**Dataset section**
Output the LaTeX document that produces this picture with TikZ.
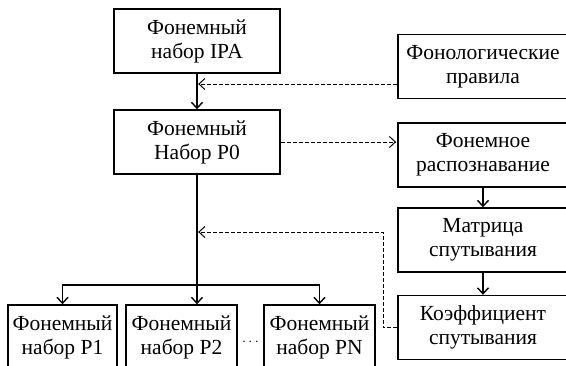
\documentclass[tikz,border=0pt]{standalone}
\usepackage{fontspec}
\setmainfont{Liberation Serif}
\usetikzlibrary{arrows.meta}

\tikzset{
  blok/.style={draw, line width=1.4pt, align=center, inner sep=0pt,
    minimum width=#1, minimum height=64pt,
    font=\fontsize{21.5}{24}\selectfont},
  blok/.default=166pt,
  lijn/.style={line width=1.4pt},
  pijl/.style={lijn, -{Straight Barb[length=6pt,width=11pt,line width=1.4pt]}},
  stip/.style={line width=1pt, dash pattern=on 4pt off 2pt,
    -{Straight Barb[length=6pt,width=11pt,line width=1pt,sep]}}
}

\begin{document}
\begin{tikzpicture}[x=1pt,y=-1pt]

        \useasboundingbox (0,0) rectangle (566,365);
        \clip (0,0) rectangle (566,365);

        \node[blok] (ipa) at (197,41) {Фонемный\\набор IPA};
        \node[blok] (p0) at (197,142) {Фонемный\\Набор P0};

        \node[blok=170pt] (regels) at (483,66.5) {Фонологические\\правила};
        \node[blok=170pt] (herk) at (483,155) {Фонемное\\распознавание};
        \node[blok=170pt] (matrix) at (483,240) {Матрица\\спутывания};
        \node[blok=170pt] (koef) at (483,327.5) {Коэффициент\\спутывания};

        \node[blok=109pt] (p1) at (62.5,337) {Фонемный\\набор P1};
        \node[blok=111pt] (p2) at (181.5,337) {Фонемный\\набор P2};
        \node[blok=111pt] (pn) at (319.5,337) {Фонемный\\набор PN};
        \node[font=\fontsize{14}{16}\selectfont] (puntjes) at (250.5,342) {$\cdots$};

        \coordinate (regel) at (197,84);
        \coordinate (tak) at (197,285);
        \coordinate (hoek) at (383,232);
        \coordinate (terug) at (197,232);

        % hoofdlijn
        \draw[pijl] (ipa) -- (p0);
        \draw[lijn] (p0) -- (tak);
        \draw[pijl] (tak) -- (tak |- p2.north);
        \draw[pijl] (tak) -| (p1);
        \draw[pijl] (tak) -| (pn);

        % rechterkolom
        \draw[pijl] (herk) -- (matrix);
        \draw[pijl] (matrix) -- (koef);

        % gestippeld
        \draw[stip] (regels.west |- regel) -- (regel);
        \draw[stip] (p0.east) -- (p0.east -| herk.west);
        \draw[stip] (koef.west) -| (hoek) -- (terug);

\end{tikzpicture}
\end{document}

**What you should do**
Copy out the whole listing exactly, and don't carry over any pictures.

**Answer for the task**
Output the LaTeX document that produces this picture with TikZ.
\documentclass[tikz,border=0pt]{standalone}
\usepackage{fontspec}
\setmainfont{Liberation Serif}
\usetikzlibrary{arrows.meta}

\tikzset{
  blok/.style={draw, line width=1.4pt, align=center, inner sep=0pt,
    minimum width=#1, minimum height=64pt,
    font=\fontsize{21.5}{24}\selectfont},
  blok/.default=166pt,
  lijn/.style={line width=1.4pt},
  pijl/.style={lijn, -{Straight Barb[length=6pt,width=11pt,line width=1.4pt]}},
  stip/.style={line width=1pt, dash pattern=on 4pt off 2pt,
    -{Straight Barb[length=6pt,width=11pt,line width=1pt,sep]}}
}

\begin{document}
\begin{tikzpicture}[x=1pt,y=-1pt]

        \useasboundingbox (0,0) rectangle (566,365);
        \clip (0,0) rectangle (566,365);

        \node[blok] (ipa) at (197,41) {Фонемный\\набор IPA};
        \node[blok] (p0) at (197,142) {Фонемный\\Набор P0};

        \node[blok=170pt] (regels) at (483,66.5) {Фонологические\\правила};
        \node[blok=170pt] (herk) at (483,155) {Фонемное\\распознавание};
        \node[blok=170pt] (matrix) at (483,240) {Матрица\\спутывания};
        \node[blok=170pt] (koef) at (483,327.5) {Коэффициент\\спутывания};

        \node[blok=109pt] (p1) at (62.5,337) {Фонемный\\набор P1};
        \node[blok=111pt] (p2) at (181.5,337) {Фонемный\\набор P2};
        \node[blok=111pt] (pn) at (319.5,337) {Фонемный\\набор PN};
        \node[font=\fontsize{14}{16}\selectfont] (puntjes) at (250.5,342) {$\cdots$};

        \coordinate (regel) at (197,84);
        \coordinate (tak) at (197,285);
        \coordinate (hoek) at (383,232);
        \coordinate (terug) at (197,232);

        % hoofdlijn
        \draw[pijl] (ipa) -- (p0);
        \draw[lijn] (p0) -- (tak);
        \draw[pijl] (tak) -- (tak |- p2.north);
        \draw[pijl] (tak) -| (p1);
        \draw[pijl] (tak) -| (pn);

        % rechterkolom
        \draw[pijl] (herk) -- (matrix);
        \draw[pijl] (matrix) -- (koef);

        % gestippeld
        \draw[stip] (regels.west |- regel) -- (regel);
        \draw[stip] (p0.east) -- (p0.east -| herk.west);
        \draw[stip] (koef.west) -| (hoek) -- (terug);

\end{tikzpicture}
\end{document}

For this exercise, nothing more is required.